Jacob Nahum ha-Levi Epstein was a talmudist and rabbinic scholar from Brest-Litovsk. He had an impact of the field of rabbinic literature. His colleagues referred to him as the "father of exact Talmudic science."

Education and career

He studied with his father at home and at the Mir yeshiva. After studying for his doctorate in Vienna and Bern, which he received in 1912, he published on geonic and Talmudic philology, and began studying the Mishnah in 1915. In 1923 Epstein accepted a position at the Hochschule für [die Wissenschaft des Judentums] in Berlin. Following that he joined the nascent Institute of Jewish Studies of the Hebrew University of Jerusalem. He was the dean from 1936 to 1938. The Jewish [Theological Seminary of America] bestowed on him an honorary degree in 1940.

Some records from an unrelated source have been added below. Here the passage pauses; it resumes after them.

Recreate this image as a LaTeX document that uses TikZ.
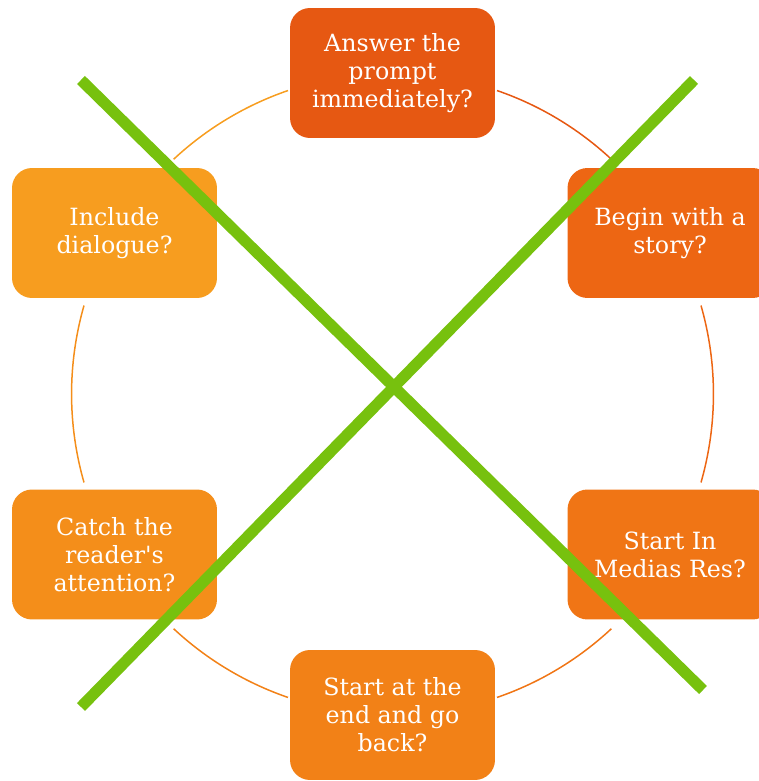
\documentclass[tikz,border=0pt]{standalone}
\usepackage{fontspec}
\setmainfont{DejaVu Serif}
\usepackage{tikz}
\definecolor{boxA}{HTML}{E65812}
\definecolor{boxB}{HTML}{ED6613}
\definecolor{boxC}{HTML}{F07515}
\definecolor{boxD}{HTML}{F28117}
\definecolor{boxE}{HTML}{F48E1A}
\definecolor{boxF}{HTML}{F79D1F}
\definecolor{crossgreen}{HTML}{77C10E}

\begin{document}
\begin{tikzpicture}[x=0.02cm,y=0.02cm,
	qbox/.style={rounded corners=0.4cm, minimum width=4.1cm, minimum height=2.6cm, inner sep=0pt, text=white, align=center, font=\fontsize{13.5}{15.9}\selectfont},
	ring/.style={line width=0.85pt},
	cross/.style={draw=crossgreen, line width=6.4pt}]
	\useasboundingbox (0,0) rectangle (759,781);
	\clip (0,0) rectangle (759,781);

	\coordinate (hub) at (392.5,387);

	\draw[ring, draw=boxA] ([shift={(71:6.42cm)}]hub) arc[start angle=71, end angle=47, radius=6.42cm];
	\draw[ring, draw=boxB] ([shift={(16:6.42cm)}]hub) arc[start angle=16, end angle=-16, radius=6.42cm];
	\draw[ring, draw=boxC] ([shift={(-47:6.42cm)}]hub) arc[start angle=-47, end angle=-71, radius=6.42cm];
	\draw[ring, draw=boxD] ([shift={(-109:6.42cm)}]hub) arc[start angle=-109, end angle=-133, radius=6.42cm];
	\draw[ring, draw=boxE] ([shift={(-164:6.42cm)}]hub) arc[start angle=-164, end angle=-196, radius=6.42cm];
	\draw[ring, draw=boxF] ([shift={(133:6.42cm)}]hub) arc[start angle=133, end angle=109, radius=6.42cm];

	\node[qbox, fill=boxA] (prompt) at (392.5,708) {Answer the\\prompt\\immediately?};
	\node[qbox, fill=boxB] (story) at (670,548) {Begin with a\\story?};
	\node[qbox, fill=boxC] (medias) at (670,226.5) {Start In\\Medias Res?};
	\node[qbox, fill=boxD] (end) at (392.5,66) {Start at the\\end and go\\back?};
	\node[qbox, fill=boxE] (catch) at (114.5,226.5) {Catch the\\reader\textquotesingle s\\attention?};
	\node[qbox, fill=boxF] (dialogue) at (114.5,548) {Include\\dialogue?};

	\coordinate (crossNW) at (81,701);
	\coordinate (crossSE) at (703,91);
	\coordinate (crossNE) at (694,701);
	\coordinate (crossSW) at (81,74);

	\draw[cross] (crossNW) -- (crossSE);
	\draw[cross] (crossNE) -- (crossSW);

\end{tikzpicture}
\end{document}
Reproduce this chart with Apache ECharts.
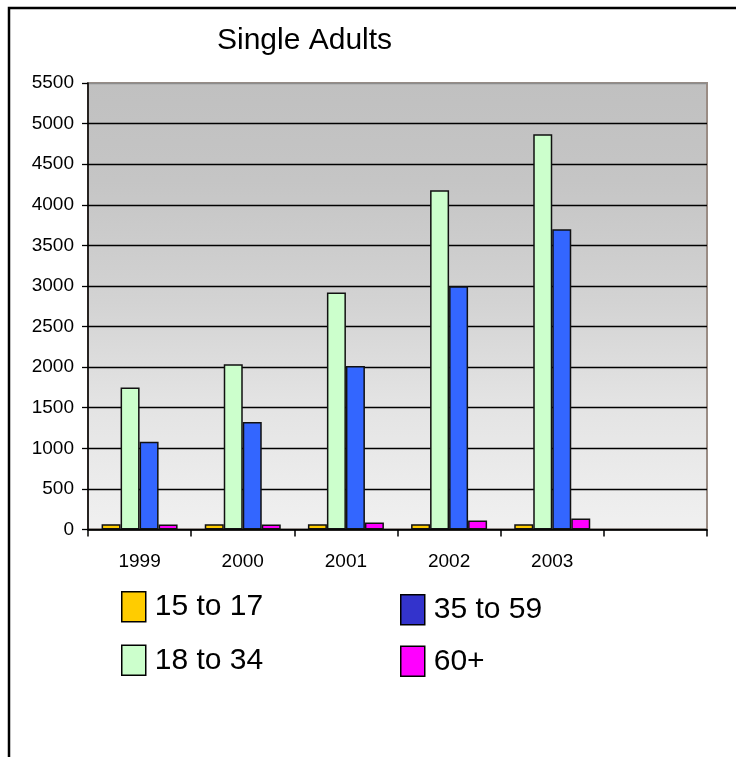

He trained his students in an innovative approach to Talmudic studies, including Saul Lieberman, G. Alon, S. Abramson, M. Margaliot, and Ezra Zion Melamed. He studied, in addition to rabbinical literature, the Elephantine papyri, and his Mavo le-Nusaḥ ha-Mishnah is considered to be one of the most authoritative studies of the Mishnah's original text. Melamed, his student, published two of his works posthumously, Mevo'ot le-Sifrut ha-Tanna'im and Mevo'ot le-Sifrut ha-Amora'im. His works studied the Mishnah and the Tosefta, but he was unable to realize his dream of publishing a full critical edition of the Mishnah. He also drew upon lost midrashim from the Cairo Geniza. He compiled a catalog of the "European Geniza" materials.
Among his students was Samuel Miklos Stern, whom he taught Aramaic.